Practically speaking, we feel a good guideline of homework times for families and teachers equates to 10 minutes multiplied by the grade level of the students. This means that by 12th grade, young men and women are accustomed to working an eight-hour day in preparation for adult life. Additionally, homework is generally not given over the weekend or on holidays.

The Pinocchio Syndrome

Returning to our royal education analogy, what if the prince doesn’t want to be a king? What if the prince is actually more of a puppet named Pinocchio who doesn’t want to go to school or work hard?  What if he has no desire to be a servant of God? Sadly, the sinful condition of man affects even children. Proverbs 21:25 says, “The desire of the sluggard kills him, for his hands refuse to labor.” Laziness is folly and folly is bound up in the heart of the child. The biblical solution given is, “the rod of discipline” (Proverbs 22:15). There are times when children simply do not want to work. Parents must discern if this is the case and apply discipline accordingly in order to save their souls from death.

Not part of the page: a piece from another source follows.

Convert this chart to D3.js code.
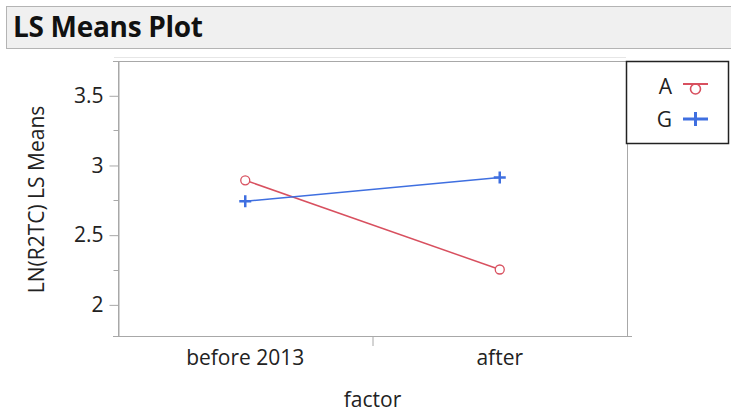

A Student Will Be Like His Teacher

The last statement to make on the topic of rigorous academics is aimed towards the adults in charge of overseeing the education of children: parents, teachers, school administrators, and pastors. We must set the example of joyful hard work for our children. It is hypocritical to demand from our children what we are not willing to do ourselves. If we aren’t living a life of learning for the glory of God, why should they?

Like any new skill, mastering the tools of learning is challenging. But with a focus on the proper goal, academic study can again be thought of as leisure.